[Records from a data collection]
•••••

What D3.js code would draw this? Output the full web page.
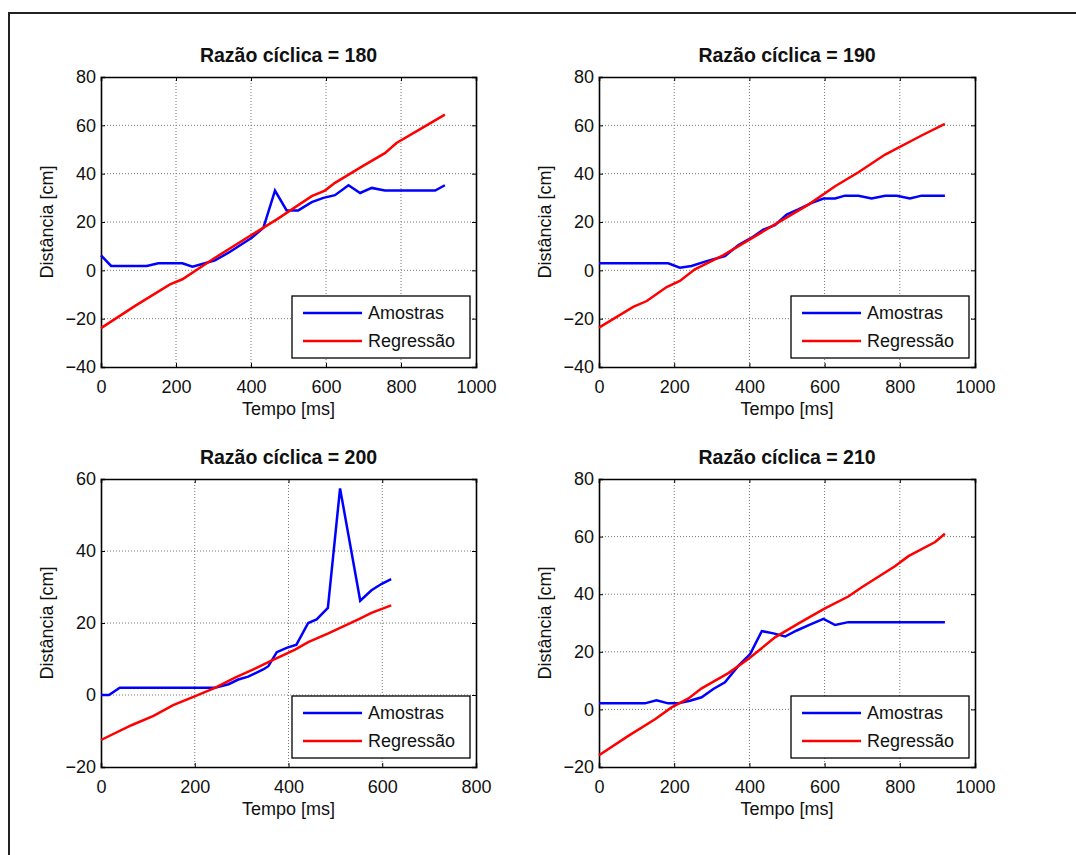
<!DOCTYPE html>
<html><head><meta charset="utf-8">
<script src="https://cdn.jsdelivr.net/npm/d3@7"></script>
<style>
body{margin:0;background:#fff;}
text{font-family:Arial,"Liberation Sans",sans-serif;}
</style></head>
<body>
<svg id="c" width="1076" height="855"></svg>
<script>
// ---- data ----
const titles = ["Razão cíclica = 180","Razão cíclica = 190","Razão cíclica = 200","Razão cíclica = 210"];
const seriesNames = ["Amostras","Regressão"];
const xTicksA = [0,200,400,600,800,1000];
const xTicksB = [0,200,400,600,800];
const yTicksA = [-40,-20,0,20,40,60,80];
const yTicksB = [-20,0,20,40,60];
const yTicksC = [-20,0,20,40,60,80];

const am180T = [0,27,122,153,217,244,277,304,340,402,433,464,495,526,562,593,624,660,691,722,757,891,917];
const am180D = [6.2,1.8,1.8,2.9,2.9,1.5,2.9,4.1,7.3,13.5,17.6,33,24.8,24.8,28.2,30,31.1,35.2,32,34.1,33,33,35.2];
const rg180T = [0,92,184,217,300,400,470,562,597,624,700,757,788,850,917];
const rg180D = [-23.9,-14.6,-5.8,-3.7,4.8,14.5,21.2,30.7,33,36.2,43.3,48.5,52.7,58.3,64.4];

const am190T = [0,184,215,246,282,335,371,406,437,468,499,530,566,597,628,654,690,725,761,792,827,858,920];
const am190D = [2.9,2.9,1.1,1.8,3.6,5.9,10.5,13.5,16.9,18.7,23.1,25.2,27.9,29.7,29.7,30.9,30.9,29.7,30.9,30.9,29.7,30.9,30.9];
const rg190T = [0,91,127,180,215,255,331,468,557,628,690,761,858,920];
const rg190D = [-23.7,-15.1,-12.7,-6.9,-4.4,0.4,6.3,19,27.2,34.8,40.6,47.9,55.8,60.6];

const am200T = [0,17,40,243,272,293,314,346,357,375,396,417,442,460,484,510,553,577,599,619];
const am200D = [0,0,2,2,3,4.3,5.1,7.1,8,11.9,13.1,14,20,21,24.2,57.4,26.2,29.1,30.9,32.2];
const rg200T = [0,65,112,154,201,243,286,325,357,414,442,485,549,577,619];
const rg200D = [-12.5,-8.4,-5.8,-2.8,-0.3,2,4.8,7.1,9.1,12.6,14.7,17.1,21,22.8,24.9];

const am210T = [0,122,153,184,211,242,273,304,335,371,402,433,464,495,526,561,597,628,663,920];
const am210D = [2.1,2.1,3.2,2.1,2.1,3,4.2,7.1,9.4,15.2,19.2,27.2,26.4,25.3,27.4,29.4,31.4,29.3,30.3,30.3];
const rg210T = [0,78,149,193,238,273,309,344,397,468,539,601,663,699,787,823,894,920];
const rg210D = [-15.9,-9.2,-3.4,0.7,3.8,7.3,10,12.6,17.5,25,30.5,35.1,39.2,42.4,49.7,53.2,58.1,61];

// ---- layout ----
const svg = d3.select("#c");
svg.append("path").attr("d","M9,856 L9,13 L1077,13").attr("fill","none").attr("stroke","#222").attr("stroke-width",2);

const panels = [
  {x0:101,x1:476,y0:77,y1:367,xd:[0,1000],yd:[-40,80],xt:xTicksA,yt:yTicksA,am:[am180T,am180D],rg:[rg180T,rg180D]},
  {x0:599,x1:975,y0:77,y1:367,xd:[0,1000],yd:[-40,80],xt:xTicksA,yt:yTicksA,am:[am190T,am190D],rg:[rg190T,rg190D]},
  {x0:101,x1:476,y0:479,y1:767,xd:[0,800],yd:[-20,60],xt:xTicksB,yt:yTicksB,am:[am200T,am200D],rg:[rg200T,rg200D]},
  {x0:599,x1:975,y0:479,y1:767,xd:[0,1000],yd:[-20,80],xt:xTicksA,yt:yTicksC,am:[am210T,am210D],rg:[rg210T,rg210D]}
];

const FS = 18;
panels.forEach((p,i)=>{
  const x = d3.scaleLinear().domain(p.xd).range([p.x0,p.x1]);
  const y = d3.scaleLinear().domain(p.yd).range([p.y1,p.y0]);
  const g = svg.append("g");
  // grid
  g.selectAll(".gx").data(p.xt.slice(1,-1)).enter().append("line")
    .attr("x1",d=>x(d)).attr("x2",d=>x(d)).attr("y1",p.y0).attr("y2",p.y1)
    .attr("stroke","#777").attr("stroke-width",1).attr("stroke-dasharray","1,2");
  g.selectAll(".gy").data(p.yt.slice(1,-1)).enter().append("line")
    .attr("y1",d=>y(d)).attr("y2",d=>y(d)).attr("x1",p.x0).attr("x2",p.x1)
    .attr("stroke","#777").attr("stroke-width",1).attr("stroke-dasharray","1,2");
  // axes via d3
  const ax = g.append("g").attr("transform",`translate(0,${p.y1})`)
    .call(d3.axisBottom(x).tickValues(p.xt).tickSize(-4).tickPadding(13).tickFormat(d3.format("d")));
  const ay = g.append("g").attr("transform",`translate(${p.x0},0)`)
    .call(d3.axisLeft(y).tickValues(p.yt).tickSize(-4).tickPadding(5).tickFormat(d3.format("d")));
  const axT = g.append("g").attr("transform",`translate(0,${p.y0})`)
    .call(d3.axisTop(x).tickValues(p.xt).tickSize(-4).tickFormat(""));
  const ayR = g.append("g").attr("transform",`translate(${p.x1},0)`)
    .call(d3.axisRight(y).tickValues(p.yt).tickSize(-4).tickFormat(""));
  [ax,ay,axT,ayR].forEach(a=>{
    a.select(".domain").attr("stroke","#000").attr("stroke-width",1.6);
    a.selectAll(".tick line").attr("stroke","#000");
    a.selectAll("text").attr("font-size",FS).attr("fill","#111").style("font-family","Arial, 'Liberation Sans', sans-serif");
  });
  // lines
  const line = d3.line().x(d=>x(d[0])).y(d=>y(d[1]));
  const amPts = p.am[0].map((t,k)=>[t,p.am[1][k]]);
  const rgPts = p.rg[0].map((t,k)=>[t,p.rg[1][k]]);
  g.append("path").datum(amPts).attr("d",line).attr("fill","none").attr("stroke","#0000ff").attr("stroke-width",2.5);
  g.append("path").datum(rgPts).attr("d",line).attr("fill","none").attr("stroke","#ff0000").attr("stroke-width",2.5);
  // title and labels
  g.append("text").attr("x",(p.x0+p.x1)/2).attr("y",p.y0-15).attr("text-anchor","middle")
    .attr("font-size",19.5).attr("font-weight","bold").attr("fill","#111").text(titles[i]);
  g.append("text").attr("x",(p.x0+p.x1)/2).attr("y",p.y1+48).attr("text-anchor","middle")
    .attr("font-size",FS).attr("fill","#111").text("Tempo [ms]");
  g.append("text").attr("transform",`translate(${p.x0-48},${(p.y0+p.y1)/2}) rotate(-90)`).attr("text-anchor","middle")
    .attr("font-size",FS).attr("fill","#111").text("Distância [cm]");
  // legend
  const lw=178, lh=62, lx=p.x1-6-lw, ly=p.y1-9-lh;
  const lg = g.append("g");
  lg.append("rect").attr("x",lx).attr("y",ly).attr("width",lw).attr("height",lh).attr("fill","#fff").attr("stroke","#000").attr("stroke-width",1.3);
  ["#0000ff","#ff0000"].forEach((c,k)=>{
    const yy = ly+17+k*28;
    lg.append("line").attr("x1",lx+11).attr("x2",lx+70).attr("y1",yy).attr("y2",yy).attr("stroke",c).attr("stroke-width",2.5);
    lg.append("text").attr("x",lx+76).attr("y",yy+6).attr("font-size",FS).attr("fill","#111").text(seriesNames[k]);
  });
});
</script>
</body></html>
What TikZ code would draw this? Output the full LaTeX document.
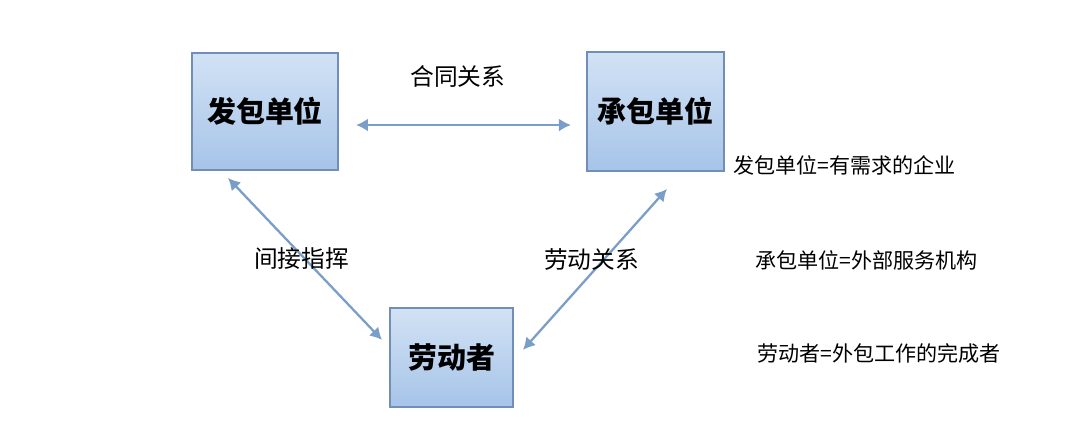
\documentclass[tikz,border=0pt]{standalone}
\usepackage{fontspec}
\setmainfont{Noto Sans CJK SC}
\usetikzlibrary{arrows.meta,positioning}
\definecolor{boxtop}{RGB}{210,226,245}
\definecolor{boxbottom}{RGB}{166,196,232}
\definecolor{boxline}{RGB}{112,142,182}
\definecolor{arrowblue}{RGB}{122,158,200}

\begin{document}
\begin{tikzpicture}[
    unit/.style={draw=boxline, line width=1.1pt, top color=boxtop, bottom color=boxbottom, align=center, inner sep=0pt, font=\fontsize{16.5}{18}\selectfont\bfseries},
    party/.style={unit, minimum width=2.92cm, minimum height=2.34cm},
    worker/.style={unit, minimum width=2.46cm, minimum height=1.98cm},
    tag/.style={inner sep=0pt, font=\fontsize{13.5}{15}\selectfont},
    note/.style={anchor=west, inner sep=0pt, font=\fontsize{12}{14}\selectfont},
    arrow/.style={{Latex[length=2.4mm,width=2.6mm]}-{Latex[length=2.4mm,width=2.6mm]}, draw=arrowblue, line width=1.3pt}
  ]
    \useasboundingbox (0,0) rectangle (21.78,-8.62);
    \node[party] (client) at (5.30,-2.23) {发包单位};
    \node[party, minimum width=2.74cm, minimum height=2.38cm, right=4.94cm of client] (vendor) {承包单位};
    \node[worker, below=2.72cm of client, xshift=3.73cm] (worker) {劳动者};
    \node[note] (clientnote) at (14.66,-3.30) {发包单位=有需求的企业};
    \node[note] (vendornote) at (15.10,-5.20) {承包单位=外部服务机构};
    \node[note] (workernote) at (15.14,-7.06) {劳动者=外包工作的完成者};
    \draw[arrow] ([xshift=0.34cm,yshift=-0.27cm]client.east) -- ([xshift=-0.30cm,yshift=-0.27cm]vendor.west)
      node[tag, midway, above=0.73cm, xshift=-0.11cm] (contract) {合同关系};
    \draw[arrow] ([xshift=-0.74cm,yshift=-0.14cm]client.south) -- ([xshift=-0.14cm,yshift=0.35cm]worker.west)
      node[tag, midway, xshift=-0.07cm] (command) {间接指挥};
    \draw[arrow] ([xshift=0.18cm,yshift=0.15cm]worker.east) -- ([xshift=0.23cm,yshift=-0.34cm]vendor.south)
      node[tag, midway, xshift=-0.07cm, yshift=0.19cm] (labour) {劳动关系};
  \end{tikzpicture}
\end{document}
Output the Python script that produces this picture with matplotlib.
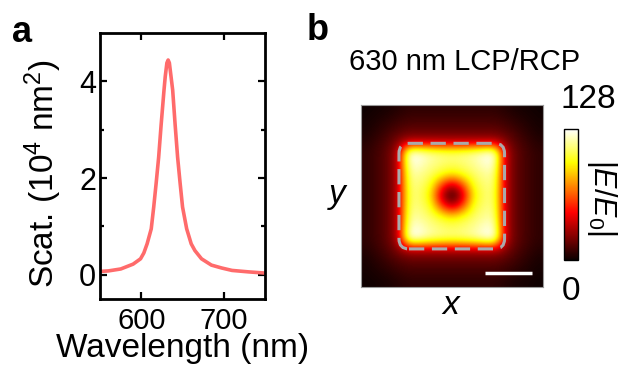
import numpy as np
import matplotlib
matplotlib.use('Agg')
import matplotlib.pyplot as plt
from matplotlib.patches import FancyBboxPatch

plt.rcParams['font.family'] = ['Liberation Sans', 'DejaVu Sans']
plt.rcParams['mathtext.fontset'] = 'custom'
plt.rcParams['mathtext.rm'] = 'Liberation Sans'
plt.rcParams['mathtext.it'] = 'Liberation Sans:italic'

# scattering spectrum
wavelength = [550, 560, 575, 590, 599, 603, 607, 612, 615, 618, 621, 624, 627.5, 629,
              631, 632.5, 634, 636, 638, 641, 644, 647, 650, 655, 660.5, 665, 673,
              685, 697.5, 710, 730, 750]
scat = [0.07, 0.08, 0.12, 0.22, 0.33, 0.45, 0.64, 0.95, 1.40, 1.90, 2.43, 3.10, 3.82, 4.10,
        4.38, 4.44, 4.38, 4.10, 3.82, 3.10, 2.43, 1.90, 1.40, 0.95, 0.64, 0.50, 0.33,
        0.20, 0.14, 0.09, 0.06, 0.035]

# |E/E0| field map at 630 nm, sampled on a 17x17 grid
field = np.array([
    [1, 2, 3, 5, 7, 7, 7, 7, 7, 7, 7, 7, 7, 5, 3, 2, 1],
    [2, 4, 6, 9, 11, 11, 11, 11, 11, 11, 11, 11, 11, 9, 6, 4, 2],
    [3, 6, 10, 14, 17, 17, 17, 17, 17, 17, 17, 17, 17, 14, 10, 6, 3],
    [5, 9, 14, 24, 33, 33, 33, 33, 33, 33, 33, 33, 33, 24, 14, 9, 5],
    [7, 11, 17, 33, 128, 124, 116, 112, 110, 112, 116, 124, 128, 33, 17, 11, 7],
    [7, 11, 17, 33, 124, 122, 114, 110, 108, 110, 114, 122, 124, 33, 17, 11, 7],
    [7, 11, 17, 33, 116, 114, 108, 100, 92, 100, 108, 114, 116, 33, 17, 11, 7],
    [7, 11, 17, 33, 112, 110, 100, 60, 34, 60, 100, 110, 112, 33, 17, 11, 7],
    [7, 11, 17, 33, 110, 108, 92, 34, 0, 34, 92, 108, 110, 33, 17, 11, 7],
    [7, 11, 17, 33, 112, 110, 100, 60, 34, 60, 100, 110, 112, 33, 17, 11, 7],
    [7, 11, 17, 33, 116, 114, 108, 100, 92, 100, 108, 114, 116, 33, 17, 11, 7],
    [7, 11, 17, 33, 124, 122, 114, 110, 108, 110, 114, 122, 124, 33, 17, 11, 7],
    [7, 11, 17, 33, 128, 124, 116, 112, 110, 112, 116, 124, 128, 33, 17, 11, 7],
    [5, 9, 14, 24, 33, 33, 33, 33, 33, 33, 33, 33, 33, 24, 14, 9, 5],
    [3, 6, 10, 14, 17, 17, 17, 17, 17, 17, 17, 17, 17, 14, 10, 6, 3],
    [2, 4, 6, 9, 11, 11, 11, 11, 11, 11, 11, 11, 11, 9, 6, 4, 2],
    [1, 2, 3, 5, 7, 7, 7, 7, 7, 7, 7, 7, 7, 5, 3, 2, 1],
])
field_max = 128

fig = plt.figure(figsize=(6.22, 3.70), dpi=100)

# panel a
ax = fig.add_axes([0.161, 0.192, 0.265, 0.719])
ax.plot(wavelength, scat, color='#ff6b6b', linewidth=2.6)
ax.set_xlim(550, 750)
ax.set_ylim(-0.5, 5)
ax.set_xticks([600, 700])
ax.set_yticks([0, 2, 4])
ax.set_yticks([1, 3], minor=True)
ax.tick_params(axis='both', which='both', direction='in', top=True, right=True,
               width=1.6, labelsize=22)
ax.tick_params(which='major', length=5)
ax.tick_params(which='minor', length=3)
ax.tick_params(axis='x', pad=6, labelsize=21)
ax.tick_params(axis='y', pad=3)
for s in ax.spines.values():
    s.set_linewidth(2)
ax.set_xlabel('Wavelength (nm)', fontsize=24, labelpad=-2)
ax.set_ylabel('Scat. (10$^4$ nm$^2$)', fontsize=24)
ax.yaxis.set_label_coords(-0.22, 0.47)

# panel b
ax2 = fig.add_axes([0.580, 0.224, 0.2926, 0.4919])
im = ax2.imshow(field, cmap='hot', vmin=0, vmax=field_max, extent=[-1, 1, -1, 1],
                interpolation='bicubic', aspect='auto')
ax2.add_patch(FancyBboxPatch((-0.47, -0.47), 0.94, 0.94,
                             boxstyle='round,pad=0.11', fill=False,
                             edgecolor='#aaaaaa', linewidth=2.2,
                             linestyle=(0, (5, 2.5))))
ax2.plot([0.37, 0.88], [-0.85, -0.85], color='white', linewidth=2.5,
         solid_capstyle='butt')
ax2.set_xticks([])
ax2.set_yticks([])
for s in ax2.spines.values():
    s.set_color('#999999')
    s.set_linewidth(0.8)
ax2.set_xlabel('$x$', fontsize=24, labelpad=2)
ax2.set_ylabel('$y$', fontsize=24, rotation=0, labelpad=16, va='center')

cax = fig.add_axes([0.907, 0.297, 0.0225, 0.354])
cb = fig.colorbar(im, cax=cax)
cb.set_ticks([])
cb.outline.set_linewidth(1.0)

fig.text(588 / 622, 1 - 99 / 370, '128', fontsize=24, ha='center', va='center')
fig.text(571 / 622, 1 - 292 / 370, '0', fontsize=24, ha='center', va='center')
fig.text(602 / 622, 1 - 198 / 370, '$|E/E_0|$', fontsize=22, rotation=-90,
         ha='center', va='center')
fig.text(465 / 622, 1 - 62 / 370, '630 nm LCP/RCP', fontsize=21, ha='center', va='center')

fig.text(22 / 622, 1 - 33 / 370, 'a', fontsize=26, fontweight='bold', ha='center', va='center')
fig.text(318 / 622, 1 - 31 / 370, 'b', fontsize=26, fontweight='bold', ha='center', va='center')

fig.savefig('out.png', dpi=100)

•••••

=== WHAT THE EXERCISE ASKS ===
Your task is to pick out every line with the string "this" and copy it.

=== FULL SOLUTION ===
What D3.js code would draw this? Output the full web page.
What TikZ code would draw this? Output the full LaTeX document.
Output the Python script that produces this picture with matplotlib.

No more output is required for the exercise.